We received very positive feedback from workshop attendees. I would like to express particular thanks to my workshop co-organisers, especially the astoundingly productive Andrew Boutros of the University of Toronto, for all his hard work making this workshop happen.
FPGA 2024
I consider the ACM FPGA conference as my “home” conference: I’m a steering committee member and former chair, but this year my only roles were as a member of the best paper committee and as a session chair, so I could generally sit back and enjoy listening to the high quality talks and interacting with the other delegates. This year Andrew Putnam from Microsoft was technical program chair and Zhiru Zhang from Cornell was general chair. There is of course too much presented in a conference to try to summarise it all, but here are some highlights for me.
- Alireza Khataei and Kia Bazargan had a nice paper, “CompressedLUT: An Open Source Tool for Lossless Compression of Lookup Tables for Function Evaluation and Beyond”, on lossless compression of large lookup tables for function evaluation.
- Ayatallah Elakhras, Andrea Guerrieri, Lana Josipović, and Paolo Ienne have done some great work, “Survival of the Fastest: Enabling More Out-of-Order Execution in Dataflow Circuits”, on enabling (and localising) out-of-order execution in dynamic high-level synthesis, extending the reach of out-of-order execution beyond the approach I took with Jianyi Cheng and John Wickerson.
- Louis-Nöel Pouchet, Emily Tucker and coauthors have developed a specialised approach to checking equivalence of two HLS programs, “Formal Verification of Source-to-Source Transformations for HLS”, for the case where there are no dynamic control decisions (common in today’s HLS code), based on symbolic execution, rewriting, and syntactic equivalence testing. It basically does what KLEE does for corner cases of particular interest to HLS, but much faster. Their paper won the best paper award at FPGA 2024.

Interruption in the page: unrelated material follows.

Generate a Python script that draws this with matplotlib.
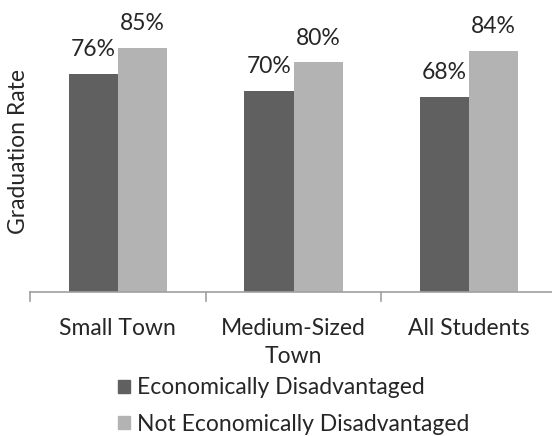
import matplotlib.pyplot as plt
import numpy as np
from matplotlib.patches import Patch

plt.rcParams['font.family'] = ['Lato', 'DejaVu Sans']

categories = ['Small Town', 'Medium-Sized\nTown', 'All Students']
econ_dis = [76, 70, 68]
not_econ_dis = [85, 80, 84]
series_names = ['Economically Disadvantaged', 'Not Economically Disadvantaged']
dark = '#606060'
light = '#b3b3b3'
fs = 16.5

fig = plt.figure(figsize=(5.52, 4.36), dpi=100)
ax = fig.add_axes([30 / 552, 144 / 436, 527 / 552, 287 / 436])

x = np.arange(len(categories))
w = 0.28
b1 = ax.bar(x - w / 2, econ_dis, w, color=dark)
b2 = ax.bar(x + w / 2, not_econ_dis, w, color=light)

for bars, vals in [(b1, econ_dis), (b2, not_econ_dis)]:
    for rect, v in zip(bars, vals):
        ax.annotate(f'{v}%', (rect.get_x() + rect.get_width() / 2, rect.get_height()),
                    xytext=(0, 10), textcoords='offset points',
                    ha='center', va='bottom', fontsize=fs, color='#262626')

ax.set_xlim(-0.5, 2.5)
ax.set_ylim(0, 100)
ax.set_yticks([])
for s in ['top', 'right', 'left']:
    ax.spines[s].set_visible(False)
ax.spines['bottom'].set_color('#a0a0a0')
ax.spines['bottom'].set_linewidth(1.2)

ax.set_xticks([])
for i, c in enumerate(categories):
    ax.text(i, -9, c, ha='center', va='top', fontsize=fs, color='#262626',
            linespacing=1.45)
# tick marks between categories
for t in [-0.5, 0.5, 1.5]:
    ax.plot([t, t], [0, -3], color='#a0a0a0', lw=1.2, clip_on=False)

fig.text(19 / 552, 1 - 152 / 436, 'Graduation Rate', rotation=90, ha='center', va='center',
         fontsize=fs, color='#262626')

handles = [Patch(color=dark), Patch(color=light)]
fig.legend(handles, series_names, loc='upper left', bbox_to_anchor=(107 / 552, 1 - 366 / 436),
           frameon=False, fontsize=fs, handlelength=0.52, handleheight=0.52, handletextpad=0.3,
           labelspacing=0.66, borderpad=0, labelcolor='#262626')

fig.savefig('out.png', dpi=100)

- Jiahui Xu and Lana Josipović had a nice paper, “Suppressing Spurious Dynamism of Dataflow Circuits via Latency and Occupancy Balancing”, allowing for a more smooth tradeoff between dynamic and static execution in high-level synthesis than was possible from the early work my PhD student Jianyi Cheng was able to achieve on this topic. They get this through balancing paths for latency and token occupancy in a hardware-efficient way.
- Daniel Gerlinghoff and coauthors had a paper, “Table-Lookup MAC: Scalable Processing of Quantised Neural Networks in FPGA Soft Logic”, building on our LUTNet work and extensions thereof, introducing various approaches to scale down the logic utilisation via sequentialisation over some tensor dimensions and over bits in the linear (LogicNets) case.
- My PhD student Martin Langhammer (also with Altera) presented his work, “A Statically and Dynamically Scalable Soft GPGPU”, on a super high clock frequency soft GPU for embedding into FPGA designs.
Reflections
I’ve come away with many ideas from all three events: the AMD visit, the workshop, and the FPGA conference. In person attendance at conferences is still the best for this; I didn’t get nearly as many ideas when attending FPGA 2021 or 2022 remotely. It was also particularly satisfying to see our work on soft-logic efficient deep neural networks (starting with LUTNet, most recently PolyLUT) being cited by so many people at the conference; this work appears to have really made a long-term impact.
Finally, it is always a joy to visit Monterey. This year FPGA was held at a hotel on Cannery Row, described by John Steinbeck as “a poem, a stink, a grating noise, a quality of light, a tone, a habit, a nostalgia, a dream”.